I have a problem which I bet a lot of you also suffer from. I get caught in a loop of self-pity from time to time. It is not all the time, mind you, but when it happens, I hear my inner voice say things like:

“What is wrong with you?”

“Why can’t I ever get this, right?”

“I am worthless.”

I know that seems I bit dramatic, but when things go wrong or “off the rails” in your life, what is your mind telling you?

People tend to have one of two responses to these situations. I have both, and my response is generally based on the circumstance in which I fall down. Each stems from past trauma. Everyone has some past trauma as no one gets out of childhood without things to work on.

  1. Fight: Push and fight back and defend their actions at all costs. By trying to overcome or achieve through the situation, they can feel right and justified.
  2. Flight: Flee the situation and try to escape. By running from the situation, they avoid it and then quietly beat themselves upon the failure.

In both cases, the lesson of the moment is lost. In the first one, we are defending our actions to the world. The trauma/wound does not heal. I wrote about this in some detail in Diffusing your Emotional Triggers. In the second one, we run and hide.

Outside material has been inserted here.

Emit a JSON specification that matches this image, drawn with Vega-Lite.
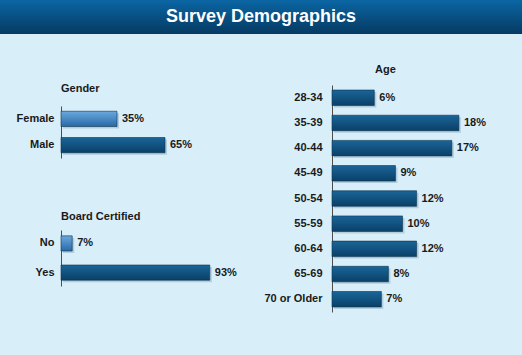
{
  "$schema": "https://vega.github.io/schema/vega-lite/v6.json",
  "padding": 0,
  "background": "#d8eef9",
  "spacing": 29,
  "config": {
    "font": "Liberation Sans, Arial, sans-serif",
    "view": {"stroke": null},
    "title": {"font": "Liberation Sans, Arial, sans-serif", "fontSize": 11, "fontWeight": "bold", "color": "#1a1a1a", "anchor": "start", "frame": "group", "offset": 10},
    "axisY": {"domainColor": "#4d4d4d", "domainWidth": 1, "ticks": false, "grid": false, "labelFont": "Liberation Sans, Arial, sans-serif", "labelFontSize": 11, "labelFontWeight": "bold", "labelColor": "#1a1a1a", "title": null}
  },
  "vconcat": [
    {
      "width": 522,
      "height": 34,
      "data": {"values": [{"title": "Survey Demographics"}]},
      "layer": [
        {"mark": {"type": "rect", "fill": {"gradient": "linear", "x1": 0, "y1": 0, "x2": 0, "y2": 1, "stops": [{"offset": 0, "color": "#0b66a3"}, {"offset": 1, "color": "#053a62"}]}}, "encoding": {}},
        {"mark": {"type": "text", "font": "Liberation Sans, Arial, sans-serif", "fontSize": 18, "fontWeight": "bold", "color": "#ffffff", "baseline": "middle", "align": "center"}, "encoding": {"text": {"field": "title"}}}
      ]
    },
    {
      "spacing": 10,
      "hconcat": [
        {"width": 6, "height": 1, "data": {"values": [{}]}, "mark": {"type": "rect", "fill": "transparent"}, "encoding": {}},
        {
          "spacing": 19,
          "vconcat": [
            {"width": 10, "height": 1, "data": {"values": [{}]}, "mark": {"type": "rect", "fill": "transparent"}, "encoding": {}},
            {
              "spacing": 53,
              "vconcat": [
                {
                  "width": 180,
                  "height": 52,
                  "title": {"text": "Gender", "offset": 12},
                  "data": {"values": [{"category": "Female", "share": 0.35, "group": "light"}, {"category": "Male", "share": 0.65, "group": "dark"}]},
                  "encoding": {
                    "y": {"field": "category", "type": "nominal", "sort": null, "scale": {"paddingInner": 0.42, "paddingOuter": 0.2}, "axis": {"minExtent": 45, "maxExtent": 45, "labelPadding": 7}},
                    "x": {"field": "share", "type": "quantitative", "scale": {"domain": [0, 1.125]}, "axis": null}
                  },
                  "layer": [
                    {"mark": {"type": "bar", "xOffset": 2, "yOffset": 2, "fill": "#6f8fa3", "opacity": 0.35}},
                    {"transform": [{"filter": "datum.group == 'light'"}], "mark": {"type": "bar", "stroke": "#0a3350", "strokeWidth": 0.6, "fill": {"gradient": "linear", "x1": 0, "y1": 0, "x2": 0, "y2": 1, "stops": [{"offset": 0, "color": "#6aa8de"}, {"offset": 1, "color": "#2a6aa6"}]}}},
                    {"transform": [{"filter": "datum.group == 'dark'"}], "mark": {"type": "bar", "stroke": "#0a3350", "strokeWidth": 0.6, "fill": {"gradient": "linear", "x1": 0, "y1": 0, "x2": 0, "y2": 1, "stops": [{"offset": 0, "color": "#1a6598"}, {"offset": 1, "color": "#0a4068"}]}}},
                    {"mark": {"type": "text", "align": "left", "baseline": "middle", "dx": 5, "fontSize": 11, "fontWeight": "bold", "color": "#1a1a1a"}, "encoding": {"text": {"field": "share", "type": "quantitative", "format": ".0%"}}}
                  ]
                },
                {
                  "width": 180,
                  "height": 56,
                  "title": {"text": "Board Certified", "offset": 8},
                  "data": {"values": [{"category": "No", "share": 0.07, "group": "light"}, {"category": "Yes", "share": 0.93, "group": "dark"}]},
                  "encoding": {
                    "y": {"field": "category", "type": "nominal", "sort": null, "scale": {"paddingInner": 0.48, "paddingOuter": 0.2}, "axis": {"minExtent": 45, "maxExtent": 45, "labelPadding": 7}},
                    "x": {"field": "share", "type": "quantitative", "scale": {"domain": [0, 1.125]}, "axis": null}
                  },
                  "layer": [
                    {"mark": {"type": "bar", "xOffset": 2, "yOffset": 2, "fill": "#6f8fa3", "opacity": 0.35}},
                    {"transform": [{"filter": "datum.group == 'light'"}], "mark": {"type": "bar", "stroke": "#0a3350", "strokeWidth": 0.6, "fill": {"gradient": "linear", "x1": 0, "y1": 0, "x2": 0, "y2": 1, "stops": [{"offset": 0, "color": "#6aa8de"}, {"offset": 1, "color": "#2a6aa6"}]}}},
                    {"transform": [{"filter": "datum.group == 'dark'"}], "mark": {"type": "bar", "stroke": "#0a3350", "strokeWidth": 0.6, "fill": {"gradient": "linear", "x1": 0, "y1": 0, "x2": 0, "y2": 1, "stops": [{"offset": 0, "color": "#1a6598"}, {"offset": 1, "color": "#0a4068"}]}}},
                    {"mark": {"type": "text", "align": "left", "baseline": "middle", "dx": 5, "fontSize": 11, "fontWeight": "bold", "color": "#1a1a1a"}, "encoding": {"text": {"field": "share", "type": "quantitative", "format": ".0%"}}}
                  ]
                }
              ]
            }
          ]
        },
        {
          "spacing": 0,
          "vconcat": [
            {"width": 10, "height": 1, "data": {"values": [{}]}, "mark": {"type": "rect", "fill": "transparent"}, "encoding": {}},
            {
              "width": 141,
              "height": 227,
              "title": {"text": "Age", "dx": 43, "offset": 10},
              "data": {"values": [
                {"category": "28-34", "share": 0.06},
                {"category": "35-39", "share": 0.18},
                {"category": "40-44", "share": 0.17},
                {"category": "45-49", "share": 0.09},
                {"category": "50-54", "share": 0.12},
                {"category": "55-59", "share": 0.10},
                {"category": "60-64", "share": 0.12},
                {"category": "65-69", "share": 0.08},
                {"category": "70 or Older", "share": 0.07}
              ]},
              "encoding": {
                "y": {"field": "category", "type": "nominal", "sort": null, "scale": {"paddingInner": 0.385, "paddingOuter": 0.2}, "axis": {"minExtent": 81, "maxExtent": 81, "labelPadding": 10}},
                "x": {"field": "share", "type": "quantitative", "scale": {"domain": [0, 0.2]}, "axis": {"orient": "bottom", "labels": false, "ticks": false, "domain": false, "grid": false, "title": null, "minExtent": 43, "maxExtent": 43}}
              },
              "layer": [
                {"mark": {"type": "bar", "xOffset": 2, "yOffset": 2, "fill": "#6f8fa3", "opacity": 0.35}},
                {"mark": {"type": "bar", "stroke": "#0a3350", "strokeWidth": 0.6, "fill": {"gradient": "linear", "x1": 0, "y1": 0, "x2": 0, "y2": 1, "stops": [{"offset": 0, "color": "#1a6598"}, {"offset": 1, "color": "#0a4068"}]}}},
                {"mark": {"type": "text", "align": "left", "baseline": "middle", "dx": 5, "fontSize": 11, "fontWeight": "bold", "color": "#1a1a1a"}, "encoding": {"text": {"field": "share", "type": "quantitative", "format": ".0%"}}}
              ]
            }
          ]
        }
      ]
    }
  ]
}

We hide from the lesson, and the trauma/wound is ignored….only waiting for the next time to be triggered…and emerge bigger while further deepen our self-pity.

In this post, we will focus on the flight response and quickly nip this in the bud before we become downtrodden with inadequacy feelings.

The following 3-step method in dealing with self-pity I picked up from Gabby Bernstein.

  1. Notice the feeling of self-pity and flight. When you pause, ask yourself, “how does this thought make me feel?”. Becoming aware of the trigger and identifying the emotions behind it will put the breaks on the situation. This will stop the emotional slide.
  2. Immediately forgive yourself for the thought. Remember: you are not your thoughts, so don’t identify completely with them. They are just like clouds that pass through the sky…always coming and going. Forgiveness further allows you to gain positive mental traction.
  3. Choose another thought to focus on. Pick the next best thought in your mind. Pick a thought to think about what you believe in and are passionate about.

Let’s work this out in an example. You have a meeting with your boss, and he tears into you for not meeting expectations. Instead of fighting, you hear him out and head back to work. Your day is ruined as you start to identify with his perceptions of you. Driving home, you start to have wave after wave of self-pity feelings. You feel worthless…but then you remember: YOUR VALUE IS NOT DEFINED BY THE OPINIONS OF OTHERS…so you stop and acknowledge the thought “Here is the self-pity thought again, and how does it make me feel? Wow, I feel like crap, and this is not fun. It’s ok that I have these thoughts, but I refuse to be owned by them. Instead, I will focus on how I have great work habits and a great family to come home to. Tomorrow is another day and a new beginning.”

By becoming aware and acknowledging the pity spiral, you have now given yourself space and freedom to heal and grow. Following these three steps will allow you to build stronger habits around self-compassion. As the habits build, you will become more resilient and have greater compassion for yourself and others.